Culture of ‘frivolous lawsuits’ a product of outdated, Bush era propaganda, says Canadian Medical Association publication.
Urban legends are a form of modern folklore presumed to be factual. The original details of the stories, like fairy tales, are susceptible to the poor memories of storytellers or their desire to improvise and exaggerate.
Enter the numerous stories of outlandish lawsuits— bizarre but plausible stories that play on the anxieties of our modern time. Rumours interact with these stories to become myths, which then sink into the psyche of our culture.
Canadians have been known to swallow these myths whole, especially as they relate to common beliefs about the United States. The vast majority of us prefer to believe we live in a more stable country, where major events affecting our lives and our minds have understandable causes. We are not like those ‘crazy Americans’, many figure.
This is not to disparage Canadians in general. It’s human nature. The human brain has evolved to find patterns, and thus evolved a useful coping mechanism whenever the need arose to avoid threats, saber-toothed tigers and the like. It’s not so useful when confronted with opaque and complex events.

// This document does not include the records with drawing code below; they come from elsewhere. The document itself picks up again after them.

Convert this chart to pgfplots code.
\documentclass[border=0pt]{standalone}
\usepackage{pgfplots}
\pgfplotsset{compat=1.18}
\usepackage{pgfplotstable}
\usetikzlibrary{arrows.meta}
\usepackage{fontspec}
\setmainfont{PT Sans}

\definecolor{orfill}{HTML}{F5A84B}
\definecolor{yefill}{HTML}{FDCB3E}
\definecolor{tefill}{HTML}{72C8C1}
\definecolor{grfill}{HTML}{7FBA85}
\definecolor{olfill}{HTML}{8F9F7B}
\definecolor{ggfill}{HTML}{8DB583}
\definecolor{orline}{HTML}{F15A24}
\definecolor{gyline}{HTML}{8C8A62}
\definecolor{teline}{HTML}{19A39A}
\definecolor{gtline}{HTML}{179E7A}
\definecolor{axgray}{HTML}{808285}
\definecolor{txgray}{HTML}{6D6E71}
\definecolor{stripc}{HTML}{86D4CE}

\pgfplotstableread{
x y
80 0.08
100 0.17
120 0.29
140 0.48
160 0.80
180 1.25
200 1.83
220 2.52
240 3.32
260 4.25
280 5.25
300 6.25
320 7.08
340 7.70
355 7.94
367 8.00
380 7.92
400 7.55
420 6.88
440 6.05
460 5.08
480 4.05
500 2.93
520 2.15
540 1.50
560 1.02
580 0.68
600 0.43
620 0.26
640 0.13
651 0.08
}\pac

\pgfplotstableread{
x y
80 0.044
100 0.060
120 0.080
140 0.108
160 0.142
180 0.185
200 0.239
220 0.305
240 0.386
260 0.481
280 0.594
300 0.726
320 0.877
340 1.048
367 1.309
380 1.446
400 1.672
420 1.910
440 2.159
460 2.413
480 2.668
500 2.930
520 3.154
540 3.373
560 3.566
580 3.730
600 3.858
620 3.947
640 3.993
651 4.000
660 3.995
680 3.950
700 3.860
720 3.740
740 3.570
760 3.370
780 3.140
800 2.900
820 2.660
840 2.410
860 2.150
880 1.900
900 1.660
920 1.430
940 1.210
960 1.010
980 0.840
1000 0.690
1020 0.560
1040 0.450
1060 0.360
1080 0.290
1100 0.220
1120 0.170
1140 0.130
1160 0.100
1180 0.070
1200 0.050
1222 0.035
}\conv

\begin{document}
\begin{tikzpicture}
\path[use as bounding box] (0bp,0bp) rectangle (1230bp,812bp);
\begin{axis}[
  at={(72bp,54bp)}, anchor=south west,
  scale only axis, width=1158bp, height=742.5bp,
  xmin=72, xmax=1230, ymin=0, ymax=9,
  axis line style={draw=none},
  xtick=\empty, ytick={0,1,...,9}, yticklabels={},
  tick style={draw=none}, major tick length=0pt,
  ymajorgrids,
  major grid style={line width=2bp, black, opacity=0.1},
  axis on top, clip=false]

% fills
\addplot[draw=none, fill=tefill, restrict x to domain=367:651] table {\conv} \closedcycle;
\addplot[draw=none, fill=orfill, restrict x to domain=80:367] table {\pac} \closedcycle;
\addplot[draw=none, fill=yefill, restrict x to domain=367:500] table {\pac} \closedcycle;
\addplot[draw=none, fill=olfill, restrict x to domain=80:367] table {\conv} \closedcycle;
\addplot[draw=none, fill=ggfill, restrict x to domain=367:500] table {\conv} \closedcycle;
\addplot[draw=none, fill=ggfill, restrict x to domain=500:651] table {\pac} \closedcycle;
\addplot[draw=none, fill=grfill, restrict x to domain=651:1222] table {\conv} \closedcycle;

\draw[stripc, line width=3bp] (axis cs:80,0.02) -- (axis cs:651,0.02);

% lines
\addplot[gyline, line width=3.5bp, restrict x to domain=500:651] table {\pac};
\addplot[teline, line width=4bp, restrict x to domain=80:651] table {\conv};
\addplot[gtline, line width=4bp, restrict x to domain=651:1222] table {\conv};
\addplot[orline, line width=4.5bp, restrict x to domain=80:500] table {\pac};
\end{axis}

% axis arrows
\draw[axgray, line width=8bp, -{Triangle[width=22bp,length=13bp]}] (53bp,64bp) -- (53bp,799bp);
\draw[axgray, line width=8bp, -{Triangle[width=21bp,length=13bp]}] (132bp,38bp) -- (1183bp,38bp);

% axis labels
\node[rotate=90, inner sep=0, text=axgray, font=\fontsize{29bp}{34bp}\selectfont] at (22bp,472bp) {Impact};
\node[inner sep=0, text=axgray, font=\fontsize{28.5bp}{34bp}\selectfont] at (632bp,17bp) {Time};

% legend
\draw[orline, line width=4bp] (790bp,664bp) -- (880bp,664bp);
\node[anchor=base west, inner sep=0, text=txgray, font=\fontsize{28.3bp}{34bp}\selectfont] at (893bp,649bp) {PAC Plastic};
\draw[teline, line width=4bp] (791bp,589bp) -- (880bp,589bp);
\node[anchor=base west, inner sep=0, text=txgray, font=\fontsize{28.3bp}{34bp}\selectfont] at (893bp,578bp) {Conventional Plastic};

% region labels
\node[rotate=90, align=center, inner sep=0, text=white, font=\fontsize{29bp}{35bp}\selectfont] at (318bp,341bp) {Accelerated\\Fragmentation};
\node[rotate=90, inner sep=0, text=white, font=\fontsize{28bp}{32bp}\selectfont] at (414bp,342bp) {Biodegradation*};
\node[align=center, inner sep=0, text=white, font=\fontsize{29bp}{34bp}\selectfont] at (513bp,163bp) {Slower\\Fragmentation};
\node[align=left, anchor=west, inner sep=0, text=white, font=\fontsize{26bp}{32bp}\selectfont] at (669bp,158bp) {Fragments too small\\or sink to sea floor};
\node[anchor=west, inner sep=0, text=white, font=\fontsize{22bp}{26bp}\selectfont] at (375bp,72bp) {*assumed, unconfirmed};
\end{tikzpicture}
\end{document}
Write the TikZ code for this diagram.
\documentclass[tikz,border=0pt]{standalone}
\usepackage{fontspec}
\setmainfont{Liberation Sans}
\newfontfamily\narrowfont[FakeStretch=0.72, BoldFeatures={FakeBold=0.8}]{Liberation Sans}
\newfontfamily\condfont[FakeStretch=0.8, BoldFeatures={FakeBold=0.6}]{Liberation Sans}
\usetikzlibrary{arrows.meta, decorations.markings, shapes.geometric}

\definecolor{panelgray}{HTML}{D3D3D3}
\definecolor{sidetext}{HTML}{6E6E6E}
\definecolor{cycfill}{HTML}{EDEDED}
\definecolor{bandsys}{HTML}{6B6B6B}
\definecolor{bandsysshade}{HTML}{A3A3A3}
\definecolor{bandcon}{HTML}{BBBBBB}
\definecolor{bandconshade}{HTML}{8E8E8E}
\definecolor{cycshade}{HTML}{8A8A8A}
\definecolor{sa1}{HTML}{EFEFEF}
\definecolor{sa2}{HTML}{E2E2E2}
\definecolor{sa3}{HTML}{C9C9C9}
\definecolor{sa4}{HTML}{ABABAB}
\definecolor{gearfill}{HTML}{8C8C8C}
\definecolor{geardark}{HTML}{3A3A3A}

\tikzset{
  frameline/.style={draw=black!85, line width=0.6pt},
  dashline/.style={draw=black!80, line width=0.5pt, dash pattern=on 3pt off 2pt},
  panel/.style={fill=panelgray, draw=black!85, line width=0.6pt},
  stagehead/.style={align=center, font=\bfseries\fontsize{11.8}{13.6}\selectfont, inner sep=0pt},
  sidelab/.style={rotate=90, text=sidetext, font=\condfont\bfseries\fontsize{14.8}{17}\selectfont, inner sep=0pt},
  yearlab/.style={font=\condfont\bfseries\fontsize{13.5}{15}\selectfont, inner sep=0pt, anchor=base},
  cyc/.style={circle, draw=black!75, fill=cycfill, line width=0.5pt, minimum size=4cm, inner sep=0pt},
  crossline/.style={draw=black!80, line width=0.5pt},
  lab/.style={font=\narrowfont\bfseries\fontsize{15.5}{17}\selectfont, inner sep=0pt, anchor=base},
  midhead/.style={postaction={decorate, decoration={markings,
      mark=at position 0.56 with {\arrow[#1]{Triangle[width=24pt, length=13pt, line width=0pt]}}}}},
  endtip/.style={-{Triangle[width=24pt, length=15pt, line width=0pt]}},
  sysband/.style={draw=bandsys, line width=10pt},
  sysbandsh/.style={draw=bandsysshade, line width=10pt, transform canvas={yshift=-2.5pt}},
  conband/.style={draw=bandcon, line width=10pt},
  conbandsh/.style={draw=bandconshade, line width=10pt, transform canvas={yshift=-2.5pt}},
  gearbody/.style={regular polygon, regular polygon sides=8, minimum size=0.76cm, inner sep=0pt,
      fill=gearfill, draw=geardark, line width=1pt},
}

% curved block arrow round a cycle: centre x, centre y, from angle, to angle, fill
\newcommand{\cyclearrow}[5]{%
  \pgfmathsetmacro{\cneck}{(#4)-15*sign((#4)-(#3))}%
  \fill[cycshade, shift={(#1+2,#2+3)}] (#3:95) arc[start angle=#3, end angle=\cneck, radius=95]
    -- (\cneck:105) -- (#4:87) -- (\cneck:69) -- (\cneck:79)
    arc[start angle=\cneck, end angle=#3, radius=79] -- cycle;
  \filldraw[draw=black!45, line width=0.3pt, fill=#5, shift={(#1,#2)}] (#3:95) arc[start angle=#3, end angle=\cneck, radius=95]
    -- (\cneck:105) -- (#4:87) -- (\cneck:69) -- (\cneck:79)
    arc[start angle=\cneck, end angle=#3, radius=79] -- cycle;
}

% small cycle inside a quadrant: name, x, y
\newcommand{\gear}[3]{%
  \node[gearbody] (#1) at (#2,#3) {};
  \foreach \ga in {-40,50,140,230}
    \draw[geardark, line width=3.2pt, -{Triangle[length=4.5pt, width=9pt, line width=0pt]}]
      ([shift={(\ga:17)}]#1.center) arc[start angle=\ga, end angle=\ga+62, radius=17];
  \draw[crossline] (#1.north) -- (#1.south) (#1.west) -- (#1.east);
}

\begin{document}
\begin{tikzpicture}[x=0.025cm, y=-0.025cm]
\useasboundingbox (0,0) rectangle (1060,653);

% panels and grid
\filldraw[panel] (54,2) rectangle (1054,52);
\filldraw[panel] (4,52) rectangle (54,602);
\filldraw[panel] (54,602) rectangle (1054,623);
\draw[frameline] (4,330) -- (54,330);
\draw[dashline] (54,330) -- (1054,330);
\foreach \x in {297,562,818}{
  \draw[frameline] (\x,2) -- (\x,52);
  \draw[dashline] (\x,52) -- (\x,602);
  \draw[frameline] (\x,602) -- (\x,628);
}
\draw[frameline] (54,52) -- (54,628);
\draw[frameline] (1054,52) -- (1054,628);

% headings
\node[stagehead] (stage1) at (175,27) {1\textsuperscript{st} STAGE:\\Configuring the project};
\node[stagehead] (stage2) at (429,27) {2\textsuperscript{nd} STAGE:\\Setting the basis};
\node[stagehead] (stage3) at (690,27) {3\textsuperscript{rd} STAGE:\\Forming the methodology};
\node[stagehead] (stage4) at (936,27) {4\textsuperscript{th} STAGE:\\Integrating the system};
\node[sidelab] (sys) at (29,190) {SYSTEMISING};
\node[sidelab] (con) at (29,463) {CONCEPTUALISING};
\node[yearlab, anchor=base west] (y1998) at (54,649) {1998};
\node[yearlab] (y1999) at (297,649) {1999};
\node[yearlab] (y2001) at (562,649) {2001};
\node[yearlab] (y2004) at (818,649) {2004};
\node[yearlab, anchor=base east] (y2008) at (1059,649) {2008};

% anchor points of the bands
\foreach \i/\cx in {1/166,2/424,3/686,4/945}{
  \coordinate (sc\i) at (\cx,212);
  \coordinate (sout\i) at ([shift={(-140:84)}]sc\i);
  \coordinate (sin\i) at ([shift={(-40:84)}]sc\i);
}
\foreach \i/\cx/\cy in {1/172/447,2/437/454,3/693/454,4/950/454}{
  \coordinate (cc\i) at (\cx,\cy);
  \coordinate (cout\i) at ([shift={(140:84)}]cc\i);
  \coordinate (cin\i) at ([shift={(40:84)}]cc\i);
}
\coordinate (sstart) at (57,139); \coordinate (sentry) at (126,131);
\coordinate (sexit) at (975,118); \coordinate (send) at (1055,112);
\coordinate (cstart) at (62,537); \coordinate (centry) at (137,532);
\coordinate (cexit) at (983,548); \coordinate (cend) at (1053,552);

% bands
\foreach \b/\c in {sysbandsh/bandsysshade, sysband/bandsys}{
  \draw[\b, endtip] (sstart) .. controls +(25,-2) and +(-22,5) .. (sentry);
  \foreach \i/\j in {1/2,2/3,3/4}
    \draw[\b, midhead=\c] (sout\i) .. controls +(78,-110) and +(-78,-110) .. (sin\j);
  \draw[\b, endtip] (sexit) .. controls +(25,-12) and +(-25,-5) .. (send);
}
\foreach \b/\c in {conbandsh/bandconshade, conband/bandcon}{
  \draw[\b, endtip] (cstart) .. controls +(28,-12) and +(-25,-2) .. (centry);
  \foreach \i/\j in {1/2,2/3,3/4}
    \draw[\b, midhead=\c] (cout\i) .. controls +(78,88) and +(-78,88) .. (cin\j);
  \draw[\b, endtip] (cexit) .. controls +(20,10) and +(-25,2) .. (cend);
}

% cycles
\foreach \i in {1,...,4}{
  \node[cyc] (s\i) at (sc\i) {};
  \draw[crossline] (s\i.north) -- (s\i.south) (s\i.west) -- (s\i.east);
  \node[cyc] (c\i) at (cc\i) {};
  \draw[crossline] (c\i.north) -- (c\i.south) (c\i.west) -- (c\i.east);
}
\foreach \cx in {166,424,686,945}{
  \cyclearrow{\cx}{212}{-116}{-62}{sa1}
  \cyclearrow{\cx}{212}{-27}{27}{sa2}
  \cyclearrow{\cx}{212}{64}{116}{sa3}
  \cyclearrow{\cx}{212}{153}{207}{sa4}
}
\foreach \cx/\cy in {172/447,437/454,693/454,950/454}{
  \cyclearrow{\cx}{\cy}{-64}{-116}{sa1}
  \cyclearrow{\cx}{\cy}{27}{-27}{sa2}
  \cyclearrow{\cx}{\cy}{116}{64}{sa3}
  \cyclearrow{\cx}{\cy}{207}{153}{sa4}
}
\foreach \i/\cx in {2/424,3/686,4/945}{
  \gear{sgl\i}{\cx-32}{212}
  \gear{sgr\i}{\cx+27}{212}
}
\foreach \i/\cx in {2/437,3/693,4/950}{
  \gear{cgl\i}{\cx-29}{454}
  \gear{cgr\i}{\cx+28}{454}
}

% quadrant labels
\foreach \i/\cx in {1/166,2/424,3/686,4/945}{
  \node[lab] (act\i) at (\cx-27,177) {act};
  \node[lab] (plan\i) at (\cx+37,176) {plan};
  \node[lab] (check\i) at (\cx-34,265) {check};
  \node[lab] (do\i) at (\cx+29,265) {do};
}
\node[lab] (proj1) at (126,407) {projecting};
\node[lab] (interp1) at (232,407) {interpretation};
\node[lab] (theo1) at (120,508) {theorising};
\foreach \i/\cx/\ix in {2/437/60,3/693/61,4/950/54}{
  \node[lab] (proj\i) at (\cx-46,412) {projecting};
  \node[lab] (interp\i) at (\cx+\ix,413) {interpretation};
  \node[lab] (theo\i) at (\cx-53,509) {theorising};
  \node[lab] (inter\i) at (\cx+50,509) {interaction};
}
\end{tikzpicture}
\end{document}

Here is one pervasive, deeply rooted myth that has been gobbled up by even the upper echelons of Canadian society: Americans are more litigious. They are lawsuit-happy and ready to charge off to court for the slightest of causes where they are rewarded with massive sums of damages verdicts.
The upshot of this myth is that whenever we want to move the law forward, to make the courts more accessible or the law fair for the innocent, we run up against this wall.
When we advance evidence that contradicts this closely held belief, Canadians cling even more tightly to their convictions. The more these convictions are challenged with evidence, the more lawyers are distrusted. Remember that F. Lee Bailey said, “The public regards lawyers with great distrust. They think lawyers are smarter than the average guy but use their intelligence deviously. Well, they’re wrong; usually, they are not smarter.”
Then, the ground shifted about six years ago—or so we thought.
On March 31, 2009, the Canadian Medical Association published an article that blew the top off the myth. It set out what we personal injury lawyers have been saying all along, right down to point out George W. Bush’s role in propagating the myth in his own country. The former U.S. President misled his own people to believe there was a so-called epidemic of frivolous lawsuits.
The Canadian Medical Association article conceded to all of these points: Volatile insurance premiums are due to insurance cycles, not litigation. Americans are not litigation crazy. Jury awards are not out of control. Weak claims are weeded out by the courts. Caps and limits do not decrease insurance premiums, but better safety practices to prevent harm would have that effect.
What is crazy is that sophisticated Canadian institutions, like the Supreme Court of Canada, were so moved by the myth that for decades there has been a cap on non-pecuniary damages, with no indication that it will ever be lifted. No Ministry of Justice or Attorney General, with all of their tax-funded legal genius, has tackled the myth in Canada. Let’s not even get going on issues like our century-old need for wrongful death law reform in B.C.
The Canadian Medical Association published its article at the beginning of Barack Obama’s first term in office. The clock is ticking for Canadian lawmakers, politicians and journalists to follow suit.